If your employees use business vehicles or personal vehicles for work, you should take heed of Great American Alliance Ins. Co. v. Anderson, 2017 U.S. App. LEXIS 2277 (11th Cir. Feb. 8, 2017), involving approximately $1 million in damages arising from an employee's impaired driving in violation of company policy. This article discusses Great American Alliance Ins. Co. v. Anderson and best practices for employers who permit employee vehicle use for work.


Looper Cabinet Co., Inc. ("LCC"), a Georgia company, hired Brian Hensley to perform services related to cabinet installation. LCC permitted Hensley to drive a company vehicle for both work and personal purposes, including to and from his father's lake house. LLC policies prohibited employees from working or operating motor vehicles under the influence, and banned alcoholic beverages on company property. Nevertheless, after drinking four beers, Mr. Hensley drove his company vehicle from the lake house and, tragically, an accident resulted leaving a motorcyclist severely injured. A jury found Mr. Hensley liable and awarded the motorcyclist approximately $1 million in damages. The employer's insurance company, Great American Alliance Insurance Company, filed a suit in the United States District Court for the Southern District of Georgia alleging that the driver was not a permissive user under the insurance policy because he violated company policy by driving while intoxicated. Ultimately, the U.S. Court of Appeals for the Eleventh Circuit, reversing the trial court, held that under Georgia law the employee did not exceed the scope of his permission to use the vehicle, leaving the employer's insurer responsible for the approximately $1 million in damages. The Court concluded that it was of no consequence under the insurance policy that the employee was intoxicated in violation of company policy because he was using a company vehicle for an approved purpose (driving to and from the lake house) and, thus, it was within the scope of LLC's permission, as contemplated in the insurance policy.

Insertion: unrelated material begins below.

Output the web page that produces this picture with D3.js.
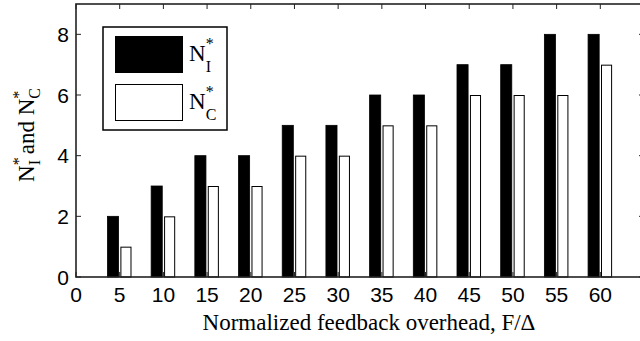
<!DOCTYPE html>
<html>
<head>
<meta charset="utf-8">
<script src="https://cdn.jsdelivr.net/npm/d3@7"></script>
<style>
  body { margin: 0; background: #fff; }
  svg { display: block; }
  .tick-lbl { font-family: "Liberation Sans", Arial, sans-serif; font-size: 21px; fill: #000; }
  .serif { font-family: "Liberation Serif", "Times New Roman", serif; fill: #000; }
</style>
</head>
<body>
<div id="chart"></div>
<script>
// data
const overhead = [5, 10, 15, 20, 25, 30, 35, 40, 45, 50, 55, 60];
const nI = [2, 3, 4, 4, 5, 5, 6, 6, 7, 7, 8, 8];
const nC = [1, 2, 3, 3, 4, 4, 5, 5, 6, 6, 6, 7];
const xTicks = [0, 5, 10, 15, 20, 25, 30, 35, 40, 45, 50, 55, 60];
const yTicks = [0, 2, 4, 6, 8];

let width = 640, height = 341;
let m = {left: 76, top: 4, right: 644, bottom: 277};

let svg = d3.select('#chart').append('svg')
  .attr('width', width)
  .attr('height', height);

let x = d3.scaleLinear().domain([0, 65]).range([m.left, m.right]);
let y = d3.scaleLinear().domain([0, 9]).range([m.bottom, m.top]);

// bars (MATLAB-style grouped bar)
let bw = 1.27;
svg.append('g').selectAll('rect')
  .data(overhead)
  .join('rect')
  .attr('x', (d) => x(d - 1.4))
  .attr('y', (d, i) => y(nI[i]))
  .attr('width', x(bw) - x(0))
  .attr('height', (d, i) => y(0) - y(nI[i]))
  .attr('fill', '#000')
  .attr('stroke', '#000')
  .attr('stroke-width', 0.8);

svg.append('g').selectAll('rect')
  .data(overhead)
  .join('rect')
  .attr('x', (d) => x(d + 0.08) + 0.5)
  .attr('y', (d, i) => y(nC[i]) + 0.5)
  .attr('width', x(bw) - x(0) - 1)
  .attr('height', (d, i) => y(0) - y(nC[i]) - 0.5)
  .attr('fill', '#fff')
  .attr('stroke', '#000')
  .attr('stroke-width', 1);

// frame
let frame = svg.append('g').attr('stroke', '#222').attr('stroke-width', 1.6).attr('fill', 'none');
frame.append('rect')
  .attr('x', m.left).attr('y', m.top)
  .attr('width', m.right - m.left).attr('height', m.bottom - m.top);

// inward ticks on all four sides
let tk = 5;
let ticks = svg.append('g').attr('stroke', '#222').attr('stroke-width', 1);
xTicks.forEach((t) => {
  ticks.append('line').attr('x1', x(t)).attr('x2', x(t)).attr('y1', m.top).attr('y2', m.top + tk);
  ticks.append('line').attr('x1', x(t)).attr('x2', x(t)).attr('y1', m.bottom).attr('y2', m.bottom - tk);
});
yTicks.forEach((t) => {
  ticks.append('line').attr('x1', m.left).attr('x2', m.left + tk).attr('y1', y(t)).attr('y2', y(t));
  ticks.append('line').attr('x1', m.right).attr('x2', m.right - tk).attr('y1', y(t)).attr('y2', y(t));
});

// tick labels
svg.append('g').selectAll('text')
  .data(xTicks)
  .join('text')
  .attr('class', 'tick-lbl')
  .attr('x', (d) => x(d))
  .attr('y', 302)
  .attr('text-anchor', 'middle')
  .text((d) => d);

svg.append('g').selectAll('text')
  .data(yTicks)
  .join('text')
  .attr('class', 'tick-lbl')
  .attr('x', 69)
  .attr('y', (d) => y(d) + 7.5)
  .attr('text-anchor', 'end')
  .text((d) => d);

// axis titles
svg.append('text')
  .attr('class', 'serif')
  .attr('x', 369)
  .attr('y', 330)
  .attr('text-anchor', 'middle')
  .style('font-size', '23px')
  .text('Normalized feedback overhead, F/\u0394');

let yl = svg.append('text')
  .attr('class', 'serif')
  .attr('transform', 'translate(34,135) rotate(-90)')
  .attr('text-anchor', 'middle')
  .style('font-size', '23px');
yl.append('tspan').text('N');
yl.append('tspan').attr('dy', -10).style('font-size', '16px').text('*');
yl.append('tspan').attr('dx', -8).attr('dy', 16).style('font-size', '16px').text('I');
yl.append('tspan').attr('dy', -6).text(' and N');
yl.append('tspan').attr('dy', -10).style('font-size', '16px').text('*');
yl.append('tspan').attr('dx', -8).attr('dy', 16).style('font-size', '16px').text('C');

// legend
let lg = svg.append('g');
lg.append('rect')
  .attr('x', 103).attr('y', 27).attr('width', 124).attr('height', 103)
  .attr('fill', '#fff').attr('stroke', '#000').attr('stroke-width', 1.5);
lg.append('rect')
  .attr('x', 115).attr('y', 36).attr('width', 68).attr('height', 37)
  .attr('fill', '#000');
lg.append('rect')
  .attr('x', 115.5).attr('y', 84.5).attr('width', 67).attr('height', 36)
  .attr('fill', '#fff').attr('stroke', '#000').attr('stroke-width', 1);

let legendItems = ['I', 'C'];
legendItems.forEach((s, i) => {
  let t = lg.append('text')
    .attr('class', 'serif')
    .attr('x', 189)
    .attr('y', 61 + i * 48)
    .style('font-size', '23px');
  t.append('tspan').text('N');
  t.append('tspan').attr('dy', -12).style('font-size', '16px').text('*');
  t.append('tspan').attr('dx', -8).attr('dy', 23).style('font-size', '16px').text(s);
});
</script>
</body>
</html>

Great American Alliance Ins. Co. v. Anderson ("GAAIC case") is unique because the insurance carrier was responsible, under Georgia law, for the harm caused by the intoxicated employee's vehicle usage. Nevertheless, it raises important concerns for employers about employee vehicle usage. Employer liability for employee vehicle usage can arise in various circumstances, but will primarily arise from injuries or accidents caused by employees acting within the scope of their employment. While this can take various forms, it could include accidents caused by employee negligence during work or from the performance of non-work tasks with the employer's permission. Prudent employers who permit employee vehicle use should take the following steps to protect themselves:

  • Ensure employee drivers have necessary driving licenses, successful driving history, and adequate insurance coverage, in both amount and scope of coverage.
  • Have clear company policies establishing permissible driving. For example, it is often advisable to prohibit personal use of company vehicles. Indeed, critical to the holding in the GAAIC case was that the employee was given permission to use the vehicle for driving to and from the lake house.
  • Have clear policies requiring employees to obey all traffic laws at all times, including, but not limited to, prohibiting texting while driving and driving under the influence of alcohol or drugs. In the GAAIC case, the employer was dropped from the lawsuit and, while the case does not explain why, the company's strong policies forbidding driving under the influence likely played a role.
  • Train employees on driving policies and audit to ensure compliance. Even the best policies lose their effectiveness if they are not followed.
  • Have counsel review your vehicle insurance policy to ensure it properly protects your company. Accidents are, unfortunately, inevitable and adding appropriate coverage to a business auto policy may be an employer's best option to limit financial exposure. Further, as made clear in the GAAIC case, the insurance policy's wording is critical, and the Court suggested the case could have turned differently had the insurance policy not included a permissive use clause but, rather, had disclaimed coverage for violations of company policies.